I think if you're interested in working with elite high schoolers, you'd be better off doing individual lessons rather than running a club. You could bill at a higher rate, you could give more individual attention, and therefore you could point to concrete examples of improvement, thereby marketing yourself more effectively. Also, since you're working in one- or two-hour blocks, you have some flexibility to do other work, either a day job or other T&F work (e.g., Youtube videos). Actually, you'd have more control over your schedule in general, since you wouldn't be traveling to meets or anything like that.

One other benefit is specialization. A track team comprises a lot of different skills. It's hard for one person to coach sprints, jumps, throws, and distance. You could try it, but it wouldn't have as much effect on your athletes, and that would hurt your marketing. Why would a kid pay you a couple thousand dollars to improve his sprinting if you're spending 3/4 of your time with jumpers, throwers, and distance runners? You'd have to hire assistants, which would drive costs up. As a one-on-one coach, you could focus on one of those events.

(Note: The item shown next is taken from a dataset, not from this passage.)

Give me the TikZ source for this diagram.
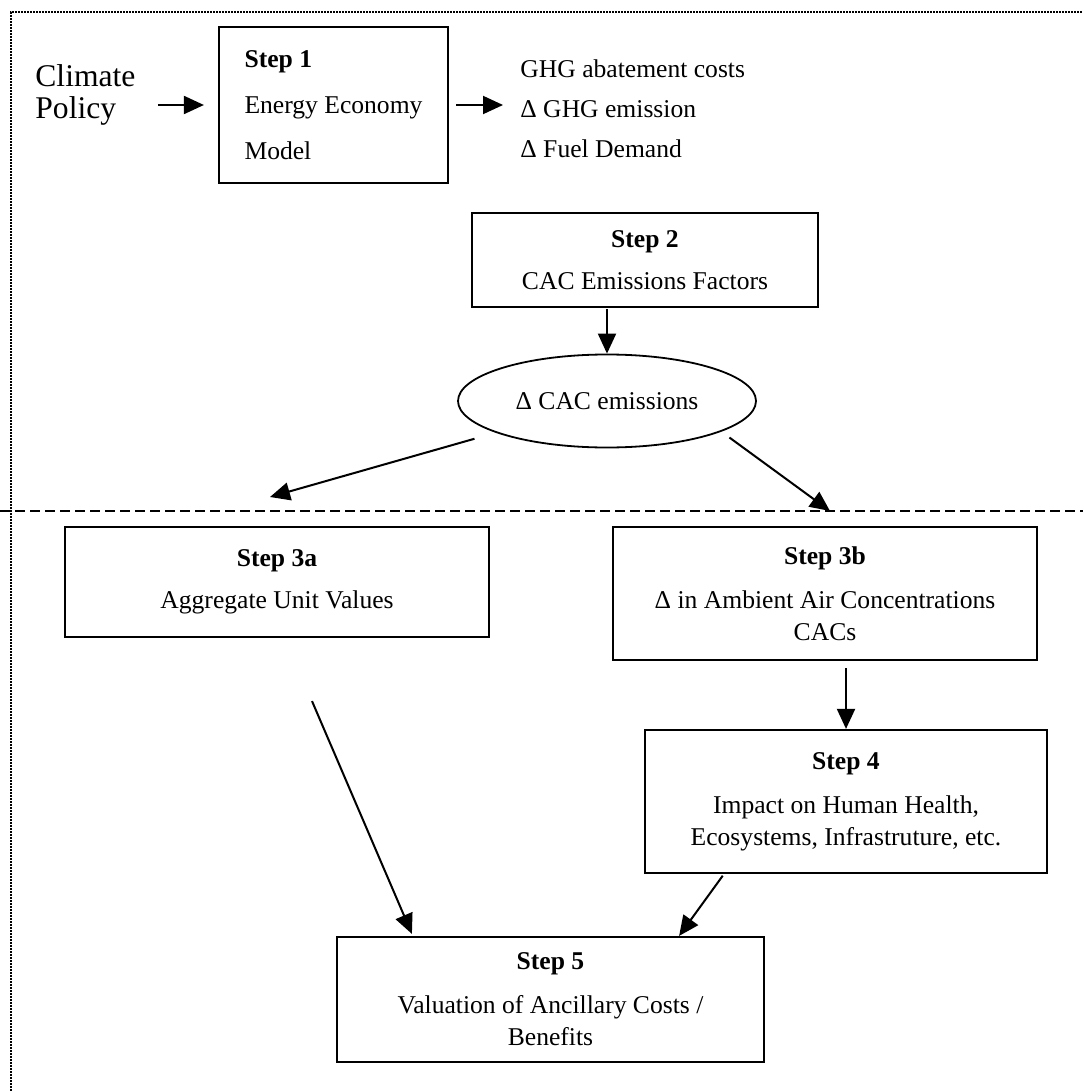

It narrows your market, but deepens it.

Financially, if you're seeing 10 kids a week at a $100/session, that's $50k/year (assuming you have either the capability to train outdoors during the winter or access to an indoor facility so that you can train year-round). 20 kids at $200/session is $200k. You could also host camps, which allows you to attract more kids but for shorter periods. Still, a $200 camp for 20 kids twice a year would bring in $8000.

For expenses, it looks like USATF coaching certifications are a couple hundred dollars. I'd suggest certification as a personal trainer as well, which is another couple hundred. Some liability insurance, not sure about cost. Marketing stuff, including a website, maybe a thousand. Equipment would vary depending on specialty. Distance runners don't need much. Hurdlers and high jumpers do. The biggest expense is the track itself, which is a total question mark for me. Almost all tracks I'm aware of are on the property of schools, and I really don't know how schools would feel about a for-profit business using their facilities. It would probably vary by school or by district, too, further complicating the matter.

Ultimately, though, your biggest problem is going to be finding a market. I'm not sure that track is a sport that people are willing to spend money on the same way they do for football, baseball, basketball, or soccer. There are only about a quarter as many men's track scholarships as there are football scholarships, and most track scholarships are partial, meaning even a lot of elite track athletes are still going to be paying at least part of their tuition out of pocket. And there's not a minor league for track, so only the most elite of the elite ever go pro. The potential return on investment just isn't the same as it is in other sports. That's not to say there's zero market; there are innumerable terrible youth hockey players whose parents nonetheless spend thousands of dollars a year. Just that track doesn't have the same earning power as a higher-profile sport.